Laxe admits one of his inspirations to make the film was the German philosopher Friedrich Nietzsche: “One of the first ideas that I had for this film was a sentence from Nietzsche: “I won’t believe in a God who doesn’t dance.””

According to one critic Laxe admitted that “he didn’t spend years perfecting a script or sharpening dialogue. Rather, he took the images that stuck with him—trucks speeding into the dusty desert, fuelled by the rumble of their own speaker systems—and brought them to the free parties, where his cast coalesced on the dance floor.”

This is not a promising approach for a work dealing with any aspect of social life, or for any film for that matter.

The same critic, who gushes about the film, continues: “The vibe is exuberant and anarchic and very much in tempo with the joy-craving fatalism of today. (related: I’ve heard the club scene is crushing it in Tel Aviv and Kyiv.)”

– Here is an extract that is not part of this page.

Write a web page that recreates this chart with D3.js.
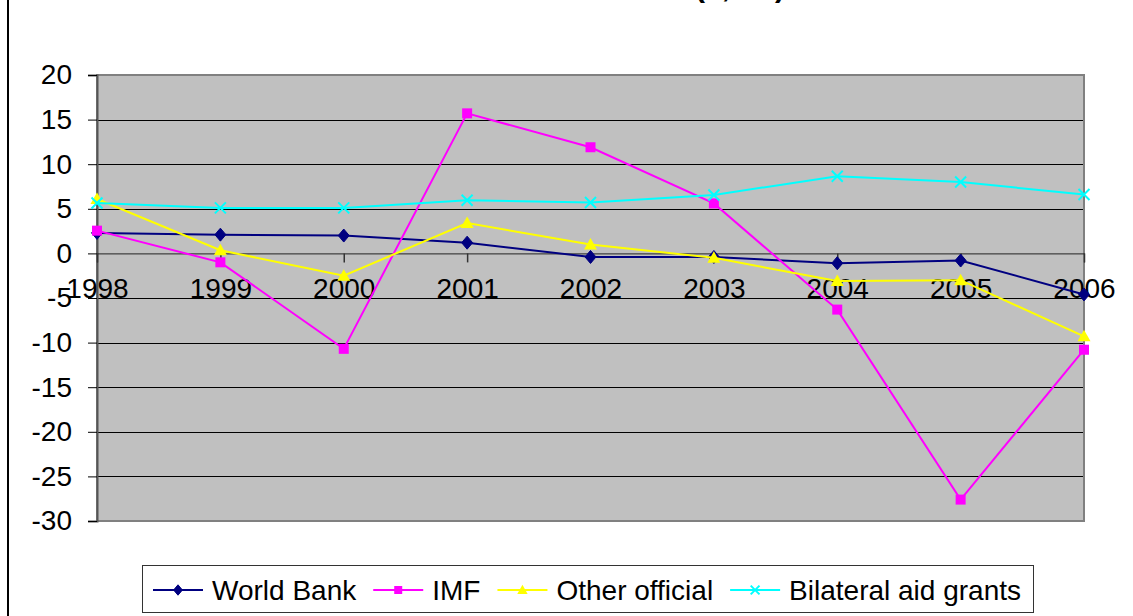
<!DOCTYPE html>
<html>
<head>
<meta charset="utf-8">
<script src="https://cdn.jsdelivr.net/npm/d3@7"></script>
<style>
  html, body { margin: 0; padding: 0; background: #fff; }
  svg { display: block; font-family: "Liberation Sans", Arial, sans-serif; }
</style>
</head>
<body>
<svg id="chart" width="1133" height="616"></svg>
<script>
// Net flows by source, 1998-2006
const years = ["1998", "1999", "2000", "2001", "2002", "2003", "2004", "2005", "2006"];
const worldBank = [2.3, 2.1, 2.0, 1.2, -0.4, -0.4, -1.1, -0.8, -4.6];
const imf = [2.55, -1.0, -10.7, 15.7, 11.9, 5.6, -6.3, -27.6, -10.8];
const otherOfficial = [6.1, 0.35, -2.5, 3.4, 1.0, -0.5, -3.1, -3.0, -9.3];
const bilateralGrants = [5.65, 5.1, 5.1, 5.95, 5.7, 6.55, 8.65, 8.0, 6.6];
const seriesNames = ["World Bank", "IMF", "Other official", "Bilateral aid grants"];
const yTicks = [20, 15, 10, 5, 0, -5, -10, -15, -20, -25, -30];

const series = [
  { name: seriesNames[0], values: worldBank, color: "#000080", marker: "diamond" },
  { name: seriesNames[1], values: imf, color: "#FF00FF", marker: "square" },
  { name: seriesNames[2], values: otherOfficial, color: "#FFFF00", marker: "triangle" },
  { name: seriesNames[3], values: bilateralGrants, color: "#00FFFF", marker: "cross" }
];

const svg = d3.select("#chart");
const plot = { left: 97, right: 1084, top: 75, bottom: 521 };

const x = d3.scalePoint().domain(years).range([plot.left, plot.right]);
const y = d3.scaleLinear().domain([-30, 20]).range([plot.bottom, plot.top]);

// chart frame edge
svg.append("line").attr("x1", 8).attr("x2", 8).attr("y1", 0).attr("y2", 616)
  .attr("stroke", "#000").attr("stroke-width", 2);

// title (runs off the top of the frame)
svg.append("text").attr("x", 785).attr("y", -3).attr("text-anchor", "end")
  .attr("font-size", 30).attr("font-weight", "bold").attr("fill", "#000")
  .text("Net official flows ($, bn)");

// plot background
svg.append("rect").attr("x", plot.left).attr("y", plot.top)
  .attr("width", plot.right - plot.left).attr("height", plot.bottom - plot.top)
  .attr("fill", "#C0C0C0");

// gridlines
svg.append("g").selectAll("line").data(yTicks.filter(v => v !== 20 && v !== -30 && v !== 0))
  .join("line")
  .attr("x1", plot.left).attr("x2", plot.right)
  .attr("y1", d => Math.round(y(d)) + 0.5).attr("y2", d => Math.round(y(d)) + 0.5)
  .attr("stroke", "#000").attr("stroke-width", 1);

// plot border
svg.append("rect").attr("x", plot.left).attr("y", plot.top)
  .attr("width", plot.right - plot.left).attr("height", plot.bottom - plot.top)
  .attr("fill", "none").attr("stroke", "#808080").attr("stroke-width", 2);

// y axis
const yAxis = d3.axisLeft(y).tickValues(yTicks).tickSize(9).tickPadding(16)
  .tickFormat(d => String(d));
const gy = svg.append("g").attr("transform", `translate(${plot.left},0)`).call(yAxis);
gy.select(".domain").attr("stroke", "#555").attr("stroke-width", 2);
gy.selectAll(".tick line").attr("stroke", "#000");
gy.selectAll(".tick text").attr("font-size", 28).attr("fill", "#000")
  .attr("font-family", "Liberation Sans, Arial, sans-serif");

// x axis along zero
const xAxis = d3.axisBottom(x).tickSize(9).tickPadding(16);
const gx = svg.append("g").attr("transform", `translate(0,${y(0)})`).call(xAxis);
gx.select(".domain").attr("stroke", "#222").attr("stroke-width", 1);
gx.selectAll(".tick line").attr("stroke", "#333").attr("stroke-width", 1.5);
gx.selectAll(".tick text").attr("font-size", 28).attr("fill", "#000")
  .attr("font-family", "Liberation Sans, Arial, sans-serif");

// marker shapes
function drawMarker(g, type, cx, cy, color, s) {
  if (type === "diamond") {
    g.append("path")
      .attr("d", `M${cx},${cy - 6.5 * s}L${cx + 5.5 * s},${cy}L${cx},${cy + 6.5 * s}L${cx - 5.5 * s},${cy}Z`)
      .attr("fill", color).attr("stroke", color).attr("stroke-width", 1);
  } else if (type === "square") {
    g.append("rect").attr("x", cx - 5 * s).attr("y", cy - 5 * s)
      .attr("width", 10 * s).attr("height", 10 * s).attr("fill", color);
  } else if (type === "triangle") {
    g.append("path")
      .attr("d", `M${cx},${cy - 6.5 * s}L${cx + 6.5 * s},${cy + 5 * s}L${cx - 6.5 * s},${cy + 5 * s}Z`)
      .attr("fill", color);
  } else {
    const r = 5.5 * s;
    g.append("path")
      .attr("d", `M${cx - r},${cy - r}L${cx + r},${cy + r}M${cx - r},${cy + r}L${cx + r},${cy - r}`)
      .attr("stroke", color).attr("stroke-width", 2).attr("fill", "none");
  }
}

const line = d3.line().x((d, i) => x(years[i])).y(d => y(d));

series.forEach(s => {
  const g = svg.append("g");
  g.append("path").datum(s.values).attr("d", line)
    .attr("fill", "none").attr("stroke", s.color).attr("stroke-width", 2);
  s.values.forEach((v, i) => drawMarker(g, s.marker, x(years[i]), y(v), s.color, 1));
});

// legend
const legend = svg.append("g");
legend.append("rect").attr("x", 142.5).attr("y", 565.5)
  .attr("width", 891).attr("height", 47)
  .attr("fill", "#fff").attr("stroke", "#333").attr("stroke-width", 1);
let lx = 153;
const ly = 590;
series.forEach(s => {
  const g = legend.append("g");
  g.append("line").attr("x1", lx).attr("x2", lx + 50).attr("y1", ly).attr("y2", ly)
    .attr("stroke", s.color).attr("stroke-width", 2);
  drawMarker(g, s.marker, lx + 25, ly, s.color, 0.8);
  const t = g.append("text").attr("x", lx + 59).attr("y", ly + 10)
    .attr("font-size", 28).attr("fill", "#000").text(s.name);
  lx = lx + 59 + t.node().getComputedTextLength() + 17;
});
</script>
</body>
</html>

Against a background of war and genocide Laxe’s film pays tribute to a group of people who seek, in the words of the director, “transcendence” rather than coping with reality.

Apparently stuck for an ending the impressionable Laxe lands his trance-seeking company in the middle of a field of land mines where half of them come to a sticky end. The price paid for, once again citing the above critic, “dancing in the face of oblivion.”

A final mention should be made for the film On Falling, which did win the ceremony’s Honorary Discovery Award. Made by Portuguese director Laura Carreira and produced by Ken Loach, the movie deals with the extreme exploitation of workers in an Amazon-type warehouse, reflecting the experiences of countless workers all over the world.